I was thinking of joining Linkedin but after reading the previous posts I’m not so sure. Can someone tell me if this would be a good place to
a) find old friends that I’ve lost contact with or
b) suppose I’ve just written a movie script or book, would this be a good place to find people who know where to reach a distributor, or a publisher or people willing to finance projects like these?

Why do all 500 of the Fortune 500 companies participate in such a “useless” service? I bet you guys are the same people that say monster.com doesn’t work. You just have to give it time people! It took 2 years, but I landed a great job with monster.

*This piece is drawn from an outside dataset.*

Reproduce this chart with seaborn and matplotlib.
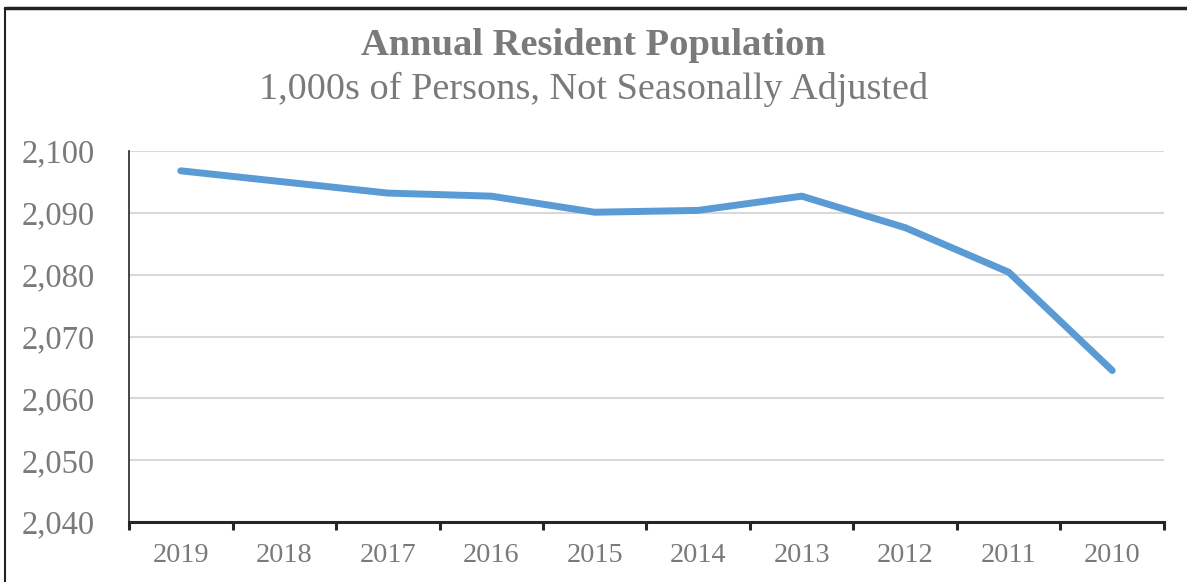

Just had to refresh my profile from time to time.

I figure 20 years from now if the service still exists (and I think it will), I’ll have hundreds of contacts by then, and if I ever want to break away to do my own thing, I’ll have my own private network of potential employees to draw from, people that I personally know as well as people they know, for free.

I’m not seeing the “pyramid scheme” side of things. No one is trying to make any money here, except the host, and it hasn’t cost me anything except 5 minutes every few days to check my account. If it’s really that bad, change your email address to a fake one on the site and it’ll all go away…

They say never provide personal information or passwords…I just joined at the urging of a friend and the FIRST page i was directed to tried to scan my machine…THE SECOND page asked for my yahoo password so they could rip my address book. Not going to happen.

As for Trainator’s 08/15/07 comment that all Fortune 500 companies participate…where in the hell did you get that info? I’ll put up $10,000 to anyone that can document that all 500 companies actively support their employees joining this crap site on company time. What a crock. You work for linkedin, right? Or you’re really naive.

Sorry but this is an obvious phishing site and a waste of my time…I’m pissed I even signed up.

Entonces, adios amigos!


I just signed up, searched for contacts, and basically only found 2 people I actually know in relatively recent years and professional connections, neither of which I really want to talk to again. I’d have to pay to upgrade my account to contact them, when I could just use a little thing called email to do it. Linked In stikes me as just another human resources circle jerk and fake jobs database. Maybe it’s great for HR-types who have to get responses from large numbers of real people for fake job postings, but for those of us actually looking for real connections to the actual decision makers (rather than HR BS’ers), it’s a joke. Delete.